Макс ничего не нашёлся на это ответить. Это был маленький камушек с моей стороны.
Когда он одел пальто, спрашиваю:
- Когда же теперь увидимся?
- Я буду в понедельник на уроке.
- Я тоже буду в понедельник. Значит, встретимся.
- Едва ли вы меня дождётесь: я приду в пять или семь часов.
- Да, это действительно едва ли....
- Прощайте.
Мы размашисто пожали руки и разошлись.
Я доволен моей встречей с Максом. Он мне очень нравится. А Макс будет теперь обо мне думать. Я должен был произвести на него некоторое впечатление и моим весёлым тоном при встрече с ним, и моим появлением из есиповского класса, и некоторыми моими задеваниями, и, быть может, моим весьма элегантным серым костюмом взрослого человека (он был в чёрной куртке). Жаль, что не скоро с ним встречусь опять. Впрочем, с другой стороны, это очень хорошо.
Итак, расставшись со Шмидтгофом, я пошёл в класс, и урок скоро начался.
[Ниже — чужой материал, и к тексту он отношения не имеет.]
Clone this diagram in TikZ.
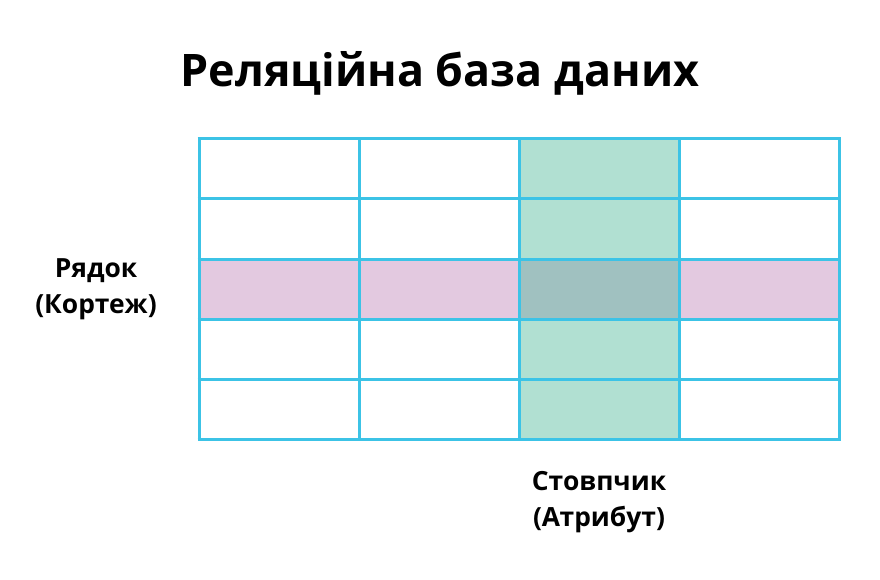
\documentclass[tikz,border=0pt]{standalone}
\usepackage{fontspec}
\setmainfont{Open Sans}
\definecolor{gridline}{HTML}{3CC3E6}
\definecolor{rowfill}{HTML}{E3C9E0}
\definecolor{colfill}{HTML}{B1E0D2}
\definecolor{bothfill}{HTML}{A0C1C0}
\begin{document}
\begin{tikzpicture}[x=1bp,y=-1bp,
    label/.style ={font=\bfseries\fontsize{26.5}{36}\selectfont, align=center},
    heading/.style ={font=\bfseries\fontsize{45}{50}\selectfont}]
   \useasboundingbox (0,0) rectangle (880,580);

   % highlighted row and column
   \fill[rowfill] (199,259) rectangle (839,319);
   \fill[colfill] (519,139) rectangle (679,439);
   \fill[bothfill] (519,259) rectangle (679,319);

   % grid
   \foreach \x in {199,359,519,679,839}
      \draw[gridline, line width=3bp] (\x,139) -- (\x,439);
   \foreach \y in {139,199,259,319,379,439}
      \draw[gridline, line width=3bp] (197.5,\y) -- (840.5,\y);

   \node[heading] (title) at (440,73) {Реляційна база даних};
   \node[label] (row) at (96,289) {Рядок\\(Кортеж)};
   \node[label] (column) at (599,502) {Стовпчик\\(Атрибут)};
 \end{tikzpicture}
\end{document}
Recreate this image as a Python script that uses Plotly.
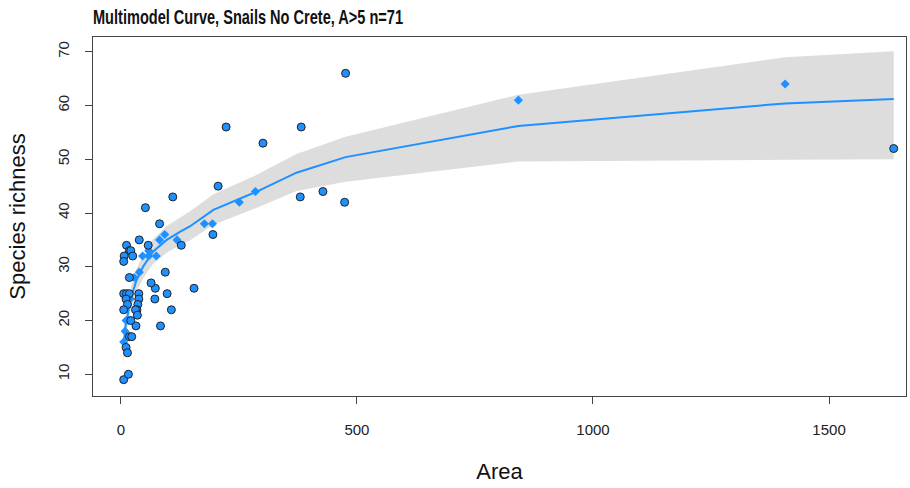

Первым играл Ахрон. Чётко, громко, смело, точно фонола. Но художественного чутья у него нет. Затем играл Захаров. Этот играл хорошо, с пониманием, но чего- то у него всё же не хватало. На всей вещи лежала какая-то туманная дымка, и Есипова осталась им недовольна.
- Вы, верно, мало работали летом? - говорит.
- Напротив, я работал очень много...
Действительно, Захаров простарался всё лето, результат работы - обидный.
Затем вышел я с моей «Фугой», которую знал наизусть.
«Прелюдию» она дала мне сыграть целиком, не останавливая, и только раза два напомнив во время игры: «crescendo»... или «forte»... Но затем сказала, что я неровно играю аккомпанемент и заставила медленно и громко проиграть всю вещь, показав при этом пару восхитительных оттенков. В «Фуге» остановок было больше. Замечания касались, главным образом, темпа, который я загонял, иногда чистоты, которая хромала из-за загонения и, главным образом, педали, по поводу которой она один раз даже крикнула. В общем, надо считать, что дело сошло очень недурно - на четвёрку, минимум на четвёрку с минусом, а Захаров так остался очень доволен мной. На следующий раз задала мне «32 вариации» Бетховена, которые я теперь купил и учу с большим прилежанием.